━━━ Material for this exercise ━━━

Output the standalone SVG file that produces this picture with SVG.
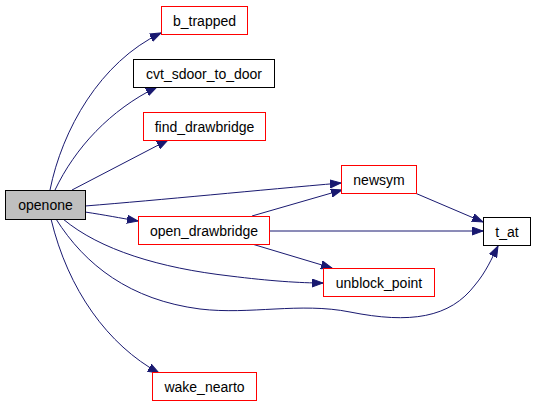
<svg xmlns="http://www.w3.org/2000/svg" width="536" height="407" viewBox="0 0 536 407">
<defs>
<style>
.n rect{fill:#fff;stroke:#ff0000;stroke-width:1}
.n.b rect{stroke:#000}
.n.g rect{fill:#bfbfbf;stroke:#000}
.n text{font-family:"Liberation Sans",Arial,sans-serif;font-size:14px;fill:#000;text-anchor:middle}
.e path{fill:none;stroke:#191970;stroke-width:1;marker-end:url(#a)}
</style>
<marker id="a" markerUnits="userSpaceOnUse" markerWidth="12" markerHeight="9" refX="11" refY="4" orient="auto" viewBox="0 0 12 8">
<path d="M0,0 L11,4 L0,8 z" fill="#191970" stroke="#191970"/>
</marker>
</defs>
<rect width="536" height="407" fill="#fff"/>
<g class="e" id="edges">
<path d="M50,190 C62,130 100,62 161,33"/>
<path d="M55,190 C75,148 110,110 157,87"/>
<path d="M72,190 L168,140"/>
<path d="M85,206 C160,200 260,190 341,183"/>
<path d="M85,212 C105,215 120,218 138,221"/>
<path d="M252,216 L342,190"/>
<path d="M269,231 L483,231"/>
<path d="M415,193 L483,222"/>
<path d="M252,244 L332,268"/>
<path d="M63,219 C100,250 160,268 230,276 C270,281 300,283 323,283"/>
<path d="M56,219 C85,265 130,300 200,309 C250,315 300,302 350,312 C410,324 450,318 475,285 C486,272 492,258 498,246"/>
<path d="M51,219 C68,290 108,345 159,373"/>
</g>
<g class="n g" id="openone"><rect x="5.5" y="190.5" width="80" height="29"/><text x="45.5" y="210">openone</text></g>
<g class="n" id="b_trapped"><rect x="161.5" y="6.5" width="86" height="28"/><text x="204.5" y="25.5">b_trapped</text></g>
<g class="n b" id="cvt_sdoor_to_door"><rect x="133.5" y="59.5" width="141" height="28"/><text x="204" y="78.5">cvt_sdoor_to_door</text></g>
<g class="n" id="find_drawbridge"><rect x="143.5" y="112.5" width="122" height="28"/><text x="204.5" y="131.5">find_drawbridge</text></g>
<g class="n" id="newsym"><rect x="341.5" y="165.5" width="75" height="28"/><text x="379" y="184.5">newsym</text></g>
<g class="n" id="open_drawbridge"><rect x="138.5" y="216.5" width="131" height="28"/><text x="204" y="235.5">open_drawbridge</text></g>
<g class="n b" id="t_at"><rect x="483.5" y="217.5" width="47" height="28"/><text x="507" y="236.5">t_at</text></g>
<g class="n" id="unblock_point"><rect x="323.5" y="268.5" width="111" height="28"/><text x="379" y="287.5">unblock_point</text></g>
<g class="n" id="wake_nearto"><rect x="152.5" y="372.5" width="104" height="28"/><text x="204.5" y="391.5">wake_nearto</text></g>
</svg>
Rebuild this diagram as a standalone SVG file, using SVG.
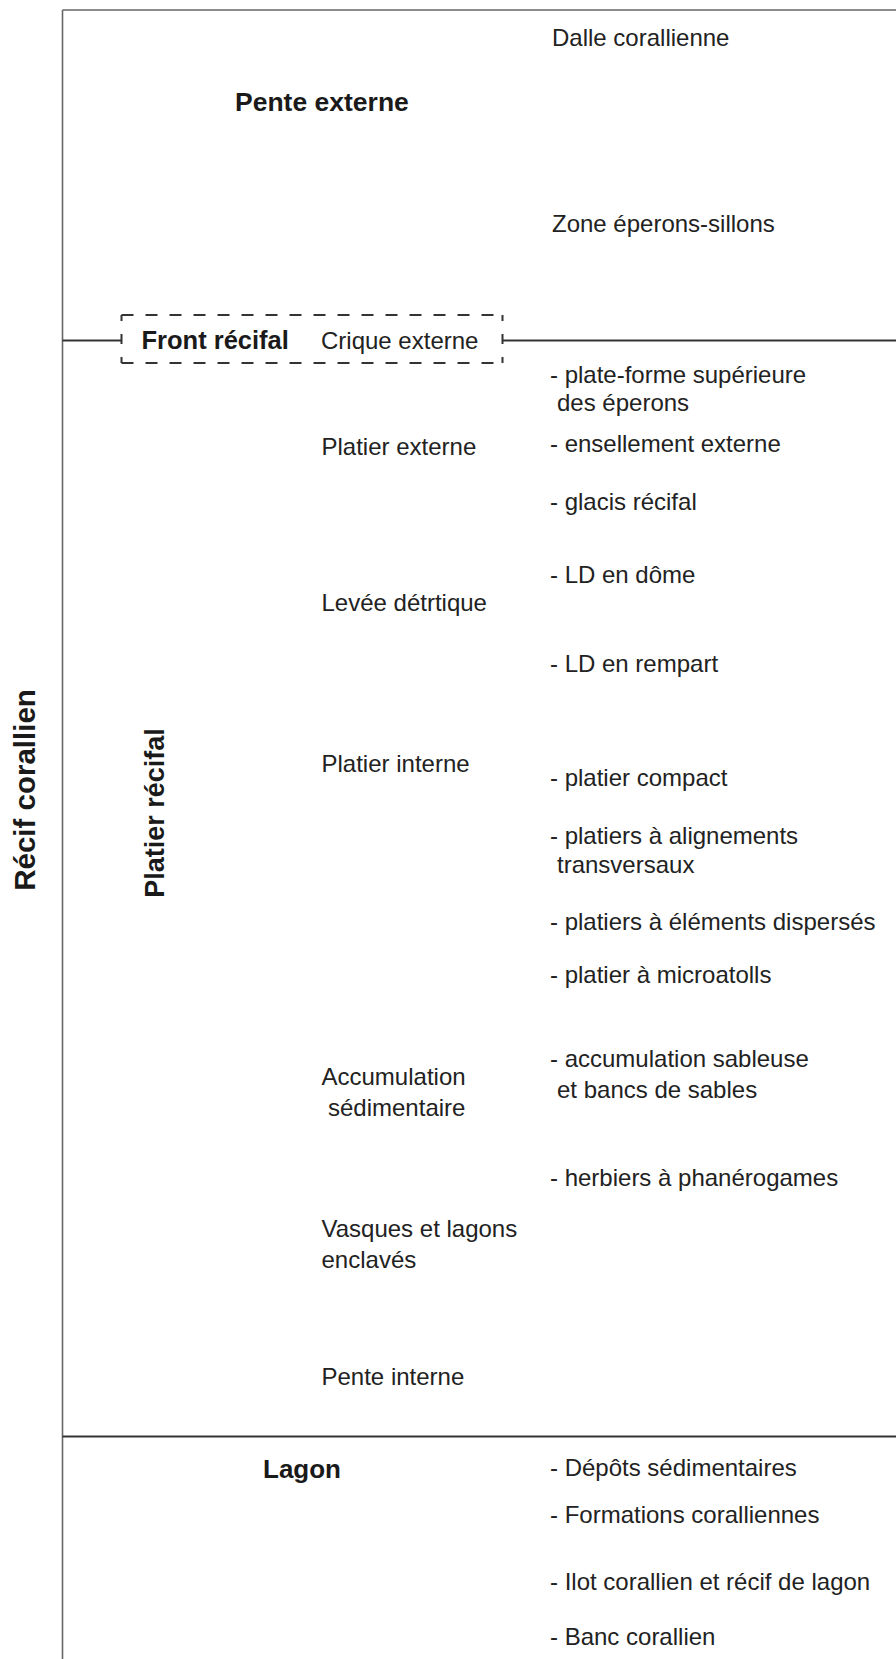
<svg xmlns="http://www.w3.org/2000/svg" width="896" height="1659" viewBox="0 0 896 1659">
<style>
.t{font-family:"Liberation Sans",Arial,sans-serif;font-size:24px;fill:#222}
.b{font-family:"Liberation Sans",Arial,sans-serif;font-weight:bold;fill:#1a1a1a}
.ln{stroke:#666;stroke-width:1.6;fill:none}
.dk{stroke:#333;stroke-width:1.8;fill:none}
.ds{stroke:#333;stroke-width:2;fill:none}
</style>
<rect width="896" height="1659" fill="#fff"/>
<g id="connectors">
<line class="ln" x1="62.5" y1="10" x2="62.5" y2="1659"/>
<line class="ln" x1="62.5" y1="10" x2="896" y2="10"/>
<line class="dk" x1="62.5" y1="340.5" x2="121.5" y2="340.5"/>
<line class="dk" x1="502.5" y1="340.5" x2="896" y2="340.5"/>
<line class="dk" x1="62.5" y1="1436.5" x2="896" y2="1436.5"/>
</g>
<g id="recif-corallien"><text class="b" font-size="29.5" transform="translate(35,790) rotate(-90)" text-anchor="middle">Récif corallien</text></g>
<g id="platier-recifal"><text class="b" font-size="27" transform="translate(164,813) rotate(-90)" text-anchor="middle">Platier récifal</text></g>
<g id="pente-externe">
<text class="b" font-size="26.5" x="235" y="111">Pente externe</text>
<text class="t" x="552" y="46">Dalle corallienne</text>
<text class="t" x="552" y="232">Zone éperons-sillons</text>
</g>
<g id="front-recifal">
<path class="ds" d="M121.5 315 H502.5" stroke-dasharray="12 12"/>
<path class="ds" d="M121.5 363 H502.5" stroke-dasharray="12 12"/>
<path class="ds" d="M121.5 315 V363" stroke-dasharray="6 13 10 13 6"/>
<path class="ds" d="M502.5 315 V363" stroke-dasharray="6 13 10 13 6"/>
<text class="b" font-size="25.5" x="141.5" y="349">Front récifal</text>
<text class="t" x="321" y="349">Crique externe</text>
</g>
<g id="platier-externe">
<text class="t" x="321.5" y="455">Platier externe</text>
<text class="t" x="550" y="382.5">- plate-forme supérieure</text>
<text class="t" x="557" y="411">des éperons</text>
<text class="t" x="550" y="452">- ensellement externe</text>
<text class="t" x="550" y="510">- glacis récifal</text>
</g>
<g id="levee-detritique">
<text class="t" x="321.5" y="611">Levée détrtique</text>
<text class="t" x="550" y="583">- LD en dôme</text>
<text class="t" x="550" y="672">- LD en rempart</text>
</g>
<g id="platier-interne">
<text class="t" x="321.5" y="772">Platier interne</text>
<text class="t" x="550" y="785.5">- platier compact</text>
<text class="t" x="550" y="844">- platiers à alignements</text>
<text class="t" x="557" y="872.5">transversaux</text>
<text class="t" x="550" y="930">- platiers à éléments dispersés</text>
<text class="t" x="550" y="983">- platier à microatolls</text>
</g>
<g id="accumulation">
<text class="t" x="321.5" y="1085">Accumulation</text>
<text class="t" x="328" y="1115.5">sédimentaire</text>
<text class="t" x="550" y="1067">- accumulation sableuse</text>
<text class="t" x="557" y="1097.5">et bancs de sables</text>
<text class="t" x="550" y="1186">- herbiers à phanérogames</text>
</g>
<g id="vasques">
<text class="t" x="321.5" y="1237">Vasques et lagons</text>
<text class="t" x="321.5" y="1268">enclavés</text>
</g>
<g id="pente-interne"><text class="t" x="321.5" y="1385">Pente interne</text></g>
<g id="lagon">
<text class="b" font-size="26" x="263" y="1478">Lagon</text>
<text class="t" x="550" y="1476">- Dépôts sédimentaires</text>
<text class="t" x="550" y="1523">- Formations coralliennes</text>
<text class="t" x="550" y="1590">- Ilot corallien et récif de lagon</text>
<text class="t" x="550" y="1645">- Banc corallien</text>
</g>
</svg>
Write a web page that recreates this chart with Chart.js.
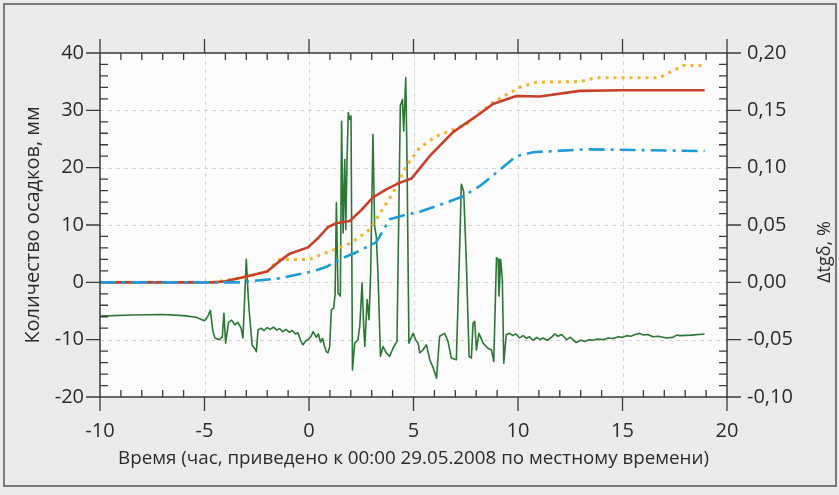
<!DOCTYPE html>
<html lang="ru">
<head>
    <meta charset="UTF-8">
    <title>Количество осадков и Δtgδ</title>
    <style>
        body { margin: 0; padding: 0; background: #e9ecea; }
        canvas { display: block; }
    </style>
</head>
<body>
    <canvas id="chart" width="839" height="495"></canvas>

    <script src="https://cdn.jsdelivr.net/npm/chart.js"></script>
    <script>
        // red solid: precipitation, mm
        const redT  = [-10, -4.6, -4.0, -3.0, -2.0, -1.4, -0.92, -0.05, 0.4, 0.9, 1.3, 1.95, 2.5, 3.06, 3.7, 4.3, 4.9, 5.77, 6.89, 8.17, 8.8, 9.92, 11.04, 12.95, 14.9, 18.93];
        const redMm = [0, 0, 0.2, 1.0, 1.9, 3.7, 5.0, 6.1, 7.6, 9.6, 10.3, 10.7, 12.6, 14.8, 16.2, 17.3, 18.1, 22.0, 26.2, 29.4, 31.1, 32.5, 32.4, 33.4, 33.5, 33.5];

        // orange dotted: precipitation, mm
        const orangeT  = [-10, -4.6, -3.0, -2.0, -1.5, -1.4, 0.0, 1.0, 2.03, 2.9, 3.22, 4.02, 4.66, 5.3, 6.1, 6.73, 7.53, 8.8, 10.08, 10.88, 12.95, 13.75, 16.78, 17.4, 17.9, 18.93];
        const orangeMm = [0, 0, 0.9, 1.9, 3.8, 4.0, 4.0, 5.4, 6.9, 9.2, 11.0, 15.6, 20.3, 23.5, 25.5, 26.4, 27.6, 31.4, 34.0, 34.9, 35.0, 35.7, 35.7, 36.9, 37.8, 37.8];

        // blue dash-dot: precipitation, mm
        const blueT  = [-10, -3.3, -1.4, 0.19, 0.83, 1.47, 2.3, 3.22, 3.86, 4.66, 5.3, 6.57, 7.37, 8.17, 8.49, 9.92, 10.72, 13.27, 18.93];
        const blueMm = [0, 0, 0.7, 1.9, 2.7, 4.0, 5.3, 7.0, 11.0, 11.8, 12.3, 13.9, 15.0, 16.8, 17.7, 22.0, 22.7, 23.2, 22.9];

        // green: delta tg(delta), %
        const greenT = [-10, -8.5, -7, -6, -5.4, -5.0, -4.85, -4.72, -4.6, -4.5, -4.3, -4.15, -4.07, -3.99, -3.85, -3.7, -3.55, -3.4, -3.25, -3.16,
            -3.0, -2.9, -2.84, -2.72, -2.6, -2.52, -2.44, -2.3, -2.15, -2.0, -1.85, -1.7, -1.55, -1.4, -1.25, -1.1, -0.95, -0.8, -0.65, -0.53,
            -0.4, -0.29, -0.15, -0.05, 0.1, 0.2, 0.35, 0.45, 0.55, 0.65, 0.75, 0.83, 0.91, 0.99,
            1.07, 1.18, 1.25, 1.31, 1.39, 1.5, 1.56, 1.63, 1.71, 1.76, 1.82, 1.88, 1.95, 2.01,
            2.08, 2.19, 2.34, 2.43, 2.54, 2.62, 2.67, 2.78, 2.87, 2.95, 3.06, 3.14, 3.22, 3.3, 3.42, 3.54, 3.7, 3.86, 4.02, 4.21,
            4.37, 4.47, 4.53, 4.63, 4.69, 4.78, 4.98, 5.1, 5.22, 5.3, 5.45, 5.62, 5.78, 5.95, 6.1, 6.25, 6.49, 6.65, 6.81, 7.05,
            7.21, 7.29, 7.4, 7.53, 7.66, 7.77, 7.85, 7.93, 8.01, 8.13, 8.33, 8.56, 8.73, 8.84, 8.97, 9.05, 9.09, 9.17, 9.25, 9.32,
            9.44, 9.6, 9.76, 9.9, 10.08, 10.25, 10.4, 10.55, 10.72, 10.9, 11.05, 11.2, 11.4, 11.6, 11.75, 11.91, 12.1, 12.32, 12.5, 12.79,
            13.0, 13.2, 13.4, 13.59, 13.8, 14.1, 14.3, 14.55, 14.8, 15.0, 15.19, 15.4, 15.6, 15.82, 16.0, 16.2, 16.46, 16.7, 17.1, 17.4,
            17.6, 17.74, 18.3, 18.93];
        const greenPct = [-0.0295, -0.0285, -0.028, -0.029, -0.0305, -0.0335, -0.030, -0.0245, -0.0425, -0.0485, -0.050, -0.048, -0.027, -0.053, -0.035, -0.033, -0.037, -0.035, -0.040, -0.0485,
            0.020, -0.015, -0.0295, -0.055, -0.0575, -0.0605, -0.0415, -0.040, -0.042, -0.0395, -0.041, -0.039, -0.0415, -0.0405, -0.043, -0.041, -0.0435, -0.042, -0.045, -0.044,
            -0.051, -0.0545, -0.051, -0.050, -0.047, -0.043, -0.048, -0.045, -0.052, -0.049, -0.056, -0.0605, -0.0615, -0.056,
            -0.024, -0.0225, -0.010, 0.0695, -0.0095, -0.012, 0.1405, 0.043, 0.107, 0.046, 0.107, 0.148, 0.142, 0.145,
            -0.0765, -0.053, -0.050, -0.0385, -0.0005, -0.040, -0.056, -0.015, -0.0325, 0.008, 0.129, 0.049, 0.040, 0.008, -0.0645, -0.056, -0.0615, -0.0645, -0.0575, -0.0515,
            0.154, 0.1595, 0.132, 0.1785, 0.107, -0.053, -0.0445, -0.050, -0.053, -0.0615, -0.059, -0.0545, -0.0675, -0.075, -0.0835, -0.047, -0.0445, -0.0515, -0.066, -0.0675,
            0.0315, 0.0855, 0.0795, 0.017, -0.0645, -0.066, -0.0355, -0.034, -0.059, -0.0445, -0.053, -0.0575, -0.059, -0.069, 0.0215, 0.020, -0.012, 0.020, 0.0025, -0.0705,
            -0.0455, -0.0445, -0.0465, -0.045, -0.0485, -0.0465, -0.049, -0.0475, -0.0505, -0.048, -0.050, -0.0485, -0.0505, -0.048, -0.045, -0.047, -0.0455, -0.050, -0.048, -0.0525,
            -0.0505, -0.0515, -0.050, -0.0505, -0.0495, -0.050, -0.0485, -0.049, -0.0475, -0.048, -0.0465, -0.047, -0.0455, -0.0445, -0.046, -0.0455, -0.0475, -0.047, -0.0485, -0.048,
            -0.046, -0.0465, -0.046, -0.045];

        const FONT = "'Open Sans', sans-serif";
        const INK = '#2b2b2b';

        function toPoints(xs, ys) {
            return xs.map((x, i) => ({ x: x, y: ys[i] }));
        }

        // frame, white plot area, dashed grid, axes with inner/outer ticks
        const framePlugin = {
            id: 'framePlugin',
            beforeDraw(chart) {
                const ctx = chart.ctx;
                const a = chart.chartArea;
                const sx = chart.scales.x, sy = chart.scales.y;
                ctx.save();
                ctx.fillStyle = '#e9ecea';
                ctx.fillRect(0, 0, chart.width, chart.height);
                ctx.strokeStyle = '#555';
                ctx.lineWidth = 1.5;
                ctx.strokeRect(4, 4, chart.width - 7, chart.height - 13);
                ctx.fillStyle = '#fbfcfb';
                ctx.fillRect(a.left, a.top, a.right - a.left, a.bottom - a.top);

                ctx.strokeStyle = '#d3d6d4';
                ctx.lineWidth = 1;
                ctx.setLineDash([4, 4]);
                for (let v = -5; v <= 15; v += 5) {
                    const px = Math.round(sx.getPixelForValue(v)) + 0.5;
                    ctx.beginPath(); ctx.moveTo(px, a.top); ctx.lineTo(px, a.bottom); ctx.stroke();
                }
                for (let v = -10; v <= 30; v += 10) {
                    const py = Math.round(sy.getPixelForValue(v)) + 0.5;
                    ctx.beginPath(); ctx.moveTo(a.left, py); ctx.lineTo(a.right, py); ctx.stroke();
                }
                ctx.restore();
            },
            afterDatasetsDraw(chart) {
                const ctx = chart.ctx;
                const a = chart.chartArea;
                const sx = chart.scales.x, sy = chart.scales.y;
                ctx.save();
                ctx.strokeStyle = '#3a3a3a';
                ctx.lineWidth = 1.5;
                ctx.strokeRect(a.left, a.top, a.right - a.left, a.bottom - a.top);
                ctx.lineWidth = 1.3;
                ctx.beginPath();
                for (let v = -10; v <= 20; v++) {
                    const px = sx.getPixelForValue(v);
                    if (v % 5 === 0) {
                        ctx.moveTo(px, a.bottom); ctx.lineTo(px, a.bottom + 14);
                        ctx.moveTo(px, a.top); ctx.lineTo(px, a.top - 14);
                    } else {
                        ctx.moveTo(px, a.bottom); ctx.lineTo(px, a.bottom - 7);
                        ctx.moveTo(px, a.top); ctx.lineTo(px, a.top + 7);
                    }
                }
                for (let v = -20; v <= 40; v += 2) {
                    const py = sy.getPixelForValue(v);
                    if (v % 10 === 0) {
                        ctx.moveTo(a.left, py); ctx.lineTo(a.left - 14, py);
                        ctx.moveTo(a.right, py); ctx.lineTo(a.right + 14, py);
                    } else {
                        ctx.moveTo(a.left, py); ctx.lineTo(a.left + 8, py);
                        ctx.moveTo(a.right, py); ctx.lineTo(a.right - 8, py);
                    }
                }
                ctx.stroke();
                ctx.restore();
            },
            afterDraw(chart) {
                // right axis title reads bottom-to-top
                const ctx = chart.ctx;
                ctx.save();
                ctx.translate(825, 252);
                ctx.rotate(-Math.PI / 2);
                ctx.font = '18px ' + FONT;
                ctx.fillStyle = INK;
                ctx.textAlign = 'center';
                ctx.textBaseline = 'middle';
                ctx.fillText('Δtgδ, %', 0, 0);
                ctx.restore();
            }
        };

        const ctx = document.getElementById('chart').getContext('2d');
        const chart = new Chart(ctx, {
            type: 'line',
            data: {
                datasets: [
                    {
                        label: 'blue',
                        data: toPoints(blueT, blueMm),
                        yAxisID: 'y',
                        borderColor: '#1f9bd7',
                        borderWidth: 2.6,
                        borderDash: [16, 6, 3, 6]
                    },
                    {
                        label: 'red',
                        data: toPoints(redT, redMm),
                        yAxisID: 'y',
                        borderColor: '#c8402b',
                        borderWidth: 2.6
                    },
                    {
                        label: 'orange',
                        data: toPoints(orangeT, orangeMm),
                        yAxisID: 'y',
                        borderColor: '#f1b42c',
                        borderWidth: 3,
                        borderDash: [3, 5]
                    },
                    {
                        label: 'green',
                        data: toPoints(greenT, greenPct),
                        yAxisID: 'y1',
                        borderColor: '#2c7636',
                        borderWidth: 1.6
                    }
                ]
            },
            options: {
                responsive: false,
                animation: false,
                events: [],
                layout: { padding: { top: 53, left: 0, right: 0, bottom: 0 } },
                elements: {
                    point: { radius: 0 },
                    line: { tension: 0, fill: false, borderJoinStyle: 'round' }
                },
                plugins: {
                    legend: { display: false },
                    tooltip: { enabled: false }
                },
                scales: {
                    x: {
                        type: 'linear',
                        min: -10,
                        max: 20,
                        grid: { display: false, drawTicks: false },
                        border: { display: false },
                        ticks: {
                            stepSize: 5,
                            padding: 22,
                            color: INK,
                            font: { family: FONT, size: 20 }
                        },
                        title: {
                            display: true,
                            text: 'Время (час, приведено к 00:00 29.05.2008 по местному времени)',
                            color: INK,
                            font: { family: FONT, size: 18.8 },
                            padding: { top: 0, bottom: 25 }
                        },
                        afterFit(scale) { scale.height = 98; }
                    },
                    y: {
                        position: 'left',
                        min: -20,
                        max: 40,
                        grid: { display: false, drawTicks: false },
                        border: { display: false },
                        ticks: {
                            stepSize: 10,
                            padding: 16,
                            color: INK,
                            font: { family: FONT, size: 20 }
                        },
                        title: {
                            display: true,
                            text: 'Количество осадков, мм',
                            color: INK,
                            font: { family: FONT, size: 20 },
                            padding: { top: 21, bottom: 0 }
                        },
                        afterFit(scale) { scale.width = 100; }
                    },
                    y1: {
                        position: 'right',
                        min: -0.1,
                        max: 0.2,
                        grid: { display: false, drawTicks: false },
                        border: { display: false },
                        ticks: {
                            stepSize: 0.05,
                            padding: 20,
                            color: INK,
                            font: { family: FONT, size: 20 },
                            callback: (v) => v.toFixed(2).replace('.', ',')
                        },
                        afterFit(scale) { scale.width = 112; }
                    }
                }
            },
            plugins: [framePlugin]
        });
    </script>
</body>
</html>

━━━

__Task directions__
Work out how many lines of the material above contain the word "file", then give only that figure.

__Solution below__
2